Yle spoke to two entrepreneurs, who cannot be named while the repayment process is ongoing, who said they were "appalled" at having to pay back some of the grant money.
"I would never have applied for that support if I had known what kind of loss I would make because of it," one entrepreneur from the South Karelia region told Yle, adding that the grant money had been received in the autumn and has already been spent.
Applications were not accurately processed
The ELY Centre has conceded that an error was made in the processing of applications, as officials mistakenly included the business owner’s salary as an acceptable cost to be covered by the grants.
"Of course this is terribly unfortunate, because the entrepreneurs' own salaries should not have been accepted there at all.
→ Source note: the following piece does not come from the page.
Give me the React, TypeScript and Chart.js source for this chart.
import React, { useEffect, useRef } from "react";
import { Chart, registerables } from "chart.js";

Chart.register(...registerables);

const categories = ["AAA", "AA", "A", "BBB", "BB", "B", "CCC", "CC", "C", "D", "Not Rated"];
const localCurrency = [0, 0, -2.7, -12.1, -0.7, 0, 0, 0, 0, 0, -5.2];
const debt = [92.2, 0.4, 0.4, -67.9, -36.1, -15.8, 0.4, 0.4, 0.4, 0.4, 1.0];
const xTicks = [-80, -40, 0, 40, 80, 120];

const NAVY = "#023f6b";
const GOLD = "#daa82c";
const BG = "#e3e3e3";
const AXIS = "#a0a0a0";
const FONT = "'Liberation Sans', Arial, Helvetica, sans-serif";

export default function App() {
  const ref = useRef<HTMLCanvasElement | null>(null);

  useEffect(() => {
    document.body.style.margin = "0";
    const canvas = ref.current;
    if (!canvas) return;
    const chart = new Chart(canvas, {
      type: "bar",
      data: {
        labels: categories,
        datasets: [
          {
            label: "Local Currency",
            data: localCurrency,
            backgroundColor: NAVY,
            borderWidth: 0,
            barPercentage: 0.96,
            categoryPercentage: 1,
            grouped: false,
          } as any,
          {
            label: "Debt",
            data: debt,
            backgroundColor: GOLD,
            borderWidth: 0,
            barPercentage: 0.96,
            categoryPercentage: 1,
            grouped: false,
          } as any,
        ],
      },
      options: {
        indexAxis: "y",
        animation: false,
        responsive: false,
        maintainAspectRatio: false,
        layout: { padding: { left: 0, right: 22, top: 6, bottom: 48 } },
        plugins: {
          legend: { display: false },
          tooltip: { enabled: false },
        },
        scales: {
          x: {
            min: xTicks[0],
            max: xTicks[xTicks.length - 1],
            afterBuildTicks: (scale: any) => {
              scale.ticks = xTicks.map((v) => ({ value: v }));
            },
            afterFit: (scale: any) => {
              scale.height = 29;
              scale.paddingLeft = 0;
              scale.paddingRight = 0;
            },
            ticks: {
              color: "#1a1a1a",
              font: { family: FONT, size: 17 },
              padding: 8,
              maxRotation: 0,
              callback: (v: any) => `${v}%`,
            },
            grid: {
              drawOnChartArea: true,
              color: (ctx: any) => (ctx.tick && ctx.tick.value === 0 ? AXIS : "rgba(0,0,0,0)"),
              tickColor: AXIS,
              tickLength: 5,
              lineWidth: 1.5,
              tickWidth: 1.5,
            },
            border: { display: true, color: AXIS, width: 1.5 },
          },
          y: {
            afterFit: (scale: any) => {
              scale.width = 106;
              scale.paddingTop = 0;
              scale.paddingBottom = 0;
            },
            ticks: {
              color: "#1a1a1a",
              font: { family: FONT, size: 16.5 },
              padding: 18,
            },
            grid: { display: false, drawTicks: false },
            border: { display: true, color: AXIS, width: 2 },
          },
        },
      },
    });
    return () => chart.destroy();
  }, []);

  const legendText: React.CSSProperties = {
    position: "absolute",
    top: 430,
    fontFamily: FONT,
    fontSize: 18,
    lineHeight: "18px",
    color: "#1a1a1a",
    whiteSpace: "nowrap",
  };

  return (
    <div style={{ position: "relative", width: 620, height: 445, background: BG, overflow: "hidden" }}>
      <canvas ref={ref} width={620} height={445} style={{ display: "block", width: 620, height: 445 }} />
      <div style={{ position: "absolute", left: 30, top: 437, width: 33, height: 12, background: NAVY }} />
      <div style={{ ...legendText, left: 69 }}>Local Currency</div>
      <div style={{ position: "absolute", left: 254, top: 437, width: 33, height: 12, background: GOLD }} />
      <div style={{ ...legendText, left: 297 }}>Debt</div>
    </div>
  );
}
But yes, there are some such cases," Head of the Finance Unit at Häme Ely Centre Sinikka Kauranen said.
The error occurred, Kauranen added, because some of the applications were processed by staff with little or no experience of handling such tasks.
"We had a number of processing staff who do not normally handle state subsidies. They probably didn't realise how accurate this has to be," Kauranen said.
The errors occurred in applications filed by sole traders, known as toiminimi in Finnish. These companies usually employ between one and four people and are the most common type of company in Finland, accounting for about 43 percent of all businesses.
The number of companies affected will only become clear later in the spring, but ELY’s lawyer Tero Ilvonen said the centres must proceed with the recovery of the subsidies.
"According to current legislation, we have no choice but to recover the share of the salary from the sole trading entrepreneur," Ilvonen said.
He added that instead of finding culprits to blame for the mix up, it would be more important to ask why business entrepreneurs are deprived of the opportunity to apply for a grant to pay their own salary in exceptional circumstances, such as the coronavirus pandemic.
Applicant: Advice was misleading
The South Karelian business owner interviewed by Yle described ELY’s error as "shocking confusion", and added that the incorrectly-awarded support money will lead to several thousand euros in loss of income.
The entrepreneur works in a tourism-dependent sector and employs 1-3 workers depending on the season. Last March, when business ground to a halt, applying for a business development grant from the Ely Centre seemed the only option.
The first application for support was returned with a request for further information. In order to write the second version, the entrepreneur requested help from an ELY adviser.
"The ELY adviser called for the share of my salary to be entered in the application as well. They then reviewed the entire application in collaboration with their colleague, and it was processed," the business owner said.